Suddenly the ship stopped rolling and I had a brief moment of no resistance.  I shot around the fin and seconds later broke the surface, loudly sucking in my first breath of real air while I hung onto the ladder’s bottom rung, exhausted.  And still holding onto my tool box.

Never before or since have I had an all-brain headache of such massively throbbing proportions.   I labored up the steel dive ladder hampered by pain, exhaustion, SCUBA tank, swim fins and my toolbox.   

Up the 10 rungs to the deck and tossing my fins, releasing my grip on the toolbox and unstrapping the tank and regulator, dropping them to the deck.     

I’d made it back.

I sat on the deck, collecting myself and nursing my head for over 10 minutes.
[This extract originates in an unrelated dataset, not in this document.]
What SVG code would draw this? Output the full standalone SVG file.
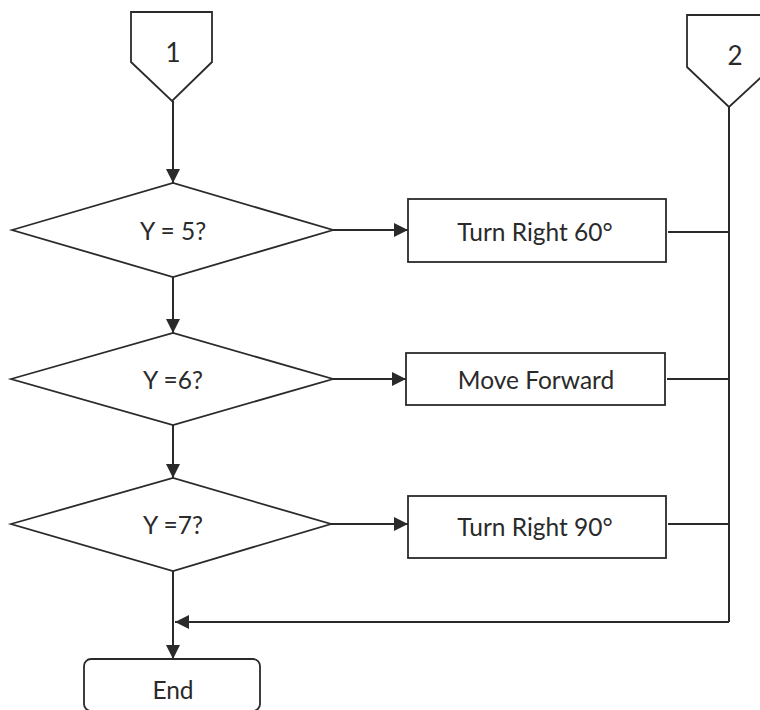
<svg xmlns="http://www.w3.org/2000/svg" width="760" height="710" viewBox="0 0 760 710">
  <style>
    .shape { fill: #ffffff; stroke: #2a2a2a; stroke-width: 1.8; }
    .label { font-family: Lato, "Open Sans", "Liberation Sans", sans-serif; font-size: 24.5px; fill: #2a2a2a; text-anchor: middle; dominant-baseline: central; }
    .num { font-size: 26px; }
    .wire { fill: none; stroke: #2a2a2a; stroke-width: 2; }
    .arrow { marker-end: url(#head); }
  </style>
  <defs>
    <marker id="head" viewBox="0 0 10 10" refX="10" refY="5" markerWidth="14" markerHeight="14" markerUnits="userSpaceOnUse" orient="auto">
      <path d="M0,0 L10,5 L0,10 Z" fill="#2a2a2a"/>
    </marker>
  </defs>
  <rect width="760" height="710" fill="#ffffff"/>

  <g id="connectors">
    <line class="wire arrow" x1="173" y1="101" x2="173" y2="183"/>
    <line class="wire arrow" x1="173" y1="277" x2="173" y2="333"/>
    <line class="wire arrow" x1="173" y1="425" x2="173" y2="478"/>
    <line class="wire arrow" x1="173" y1="571" x2="173" y2="659"/>
    <line class="wire arrow" x1="333" y1="230" x2="408" y2="230"/>
    <line class="wire arrow" x1="333" y1="379" x2="406" y2="379"/>
    <line class="wire arrow" x1="331" y1="524" x2="408" y2="524"/>
    <line class="wire" x1="668" y1="232" x2="729" y2="232"/>
    <line class="wire" x1="667" y1="379" x2="729" y2="379"/>
    <line class="wire" x1="668" y1="524" x2="729" y2="524"/>
    <line class="wire" x1="729" y1="107" x2="729" y2="622"/>
    <line class="wire arrow" x1="729" y1="622" x2="175" y2="622"/>
  </g>

  <g id="connector-1">
    <path class="shape" d="M131,12 L212,12 L212,62 L172,101 L131,62 Z"/>
    <text class="label num" x="173" y="52">1</text>
  </g>

  <g id="connector-2">
    <path class="shape" d="M687,15 L772,15 L772,67 L729,107 L687,67 Z"/>
    <text class="label num" x="735" y="55">2</text>
  </g>

  <g id="decision-y5">
    <path class="shape" d="M12,230 L173,183 L333,230 L173,277 Z"/>
    <text class="label" x="173" y="230">Y = 5?</text>
  </g>

  <g id="turn-right-60">
    <rect class="shape" x="408" y="199" width="258" height="63"/>
    <text class="label" x="535" y="231">Turn Right 60°</text>
  </g>

  <g id="decision-y6">
    <path class="shape" d="M11,379 L173,333 L333,379 L173,425 Z"/>
    <text class="label" x="173" y="379">Y =6?</text>
  </g>

  <g id="move-forward">
    <rect class="shape" x="406" y="353" width="259" height="52"/>
    <text class="label" x="536" y="379">Move Forward</text>
  </g>

  <g id="decision-y7">
    <path class="shape" d="M11,524 L173,478 L331,524 L173,571 Z"/>
    <text class="label" x="173" y="524">Y =7?</text>
  </g>

  <g id="turn-right-90">
    <rect class="shape" x="408" y="496" width="258" height="62"/>
    <text class="label" x="535" y="526">Turn Right 90°</text>
  </g>

  <g id="end">
    <rect class="shape" x="84" y="659" width="176" height="52" rx="7"/>
    <text class="label" x="173" y="689">End</text>
  </g>
</svg>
Seriously reflecting on what I’d just done and gotten away with by a whisker, a whisper, the thinnest of margins.  If I’d not made it back, no one on the entire ship would have known what had happened to me. My dive team would have eventually noticed that their supervisor hadn’t been showing up for meals and that one of the tanks and regulators was missing but by the time anyone put two and two together, my drowned body would have become food for the fish and the bottom-feeding crabs.

I looked at the tool box.  It was bright red made of steel.  I opened the lid. Nothing was there but a large hole, a nearly rusted-out bottom that wouldn’t hold anything ever again.

My headache was just starting to lessen as I went to the edge of the ship and tossed the toolbox over the side.  The dive was officially over.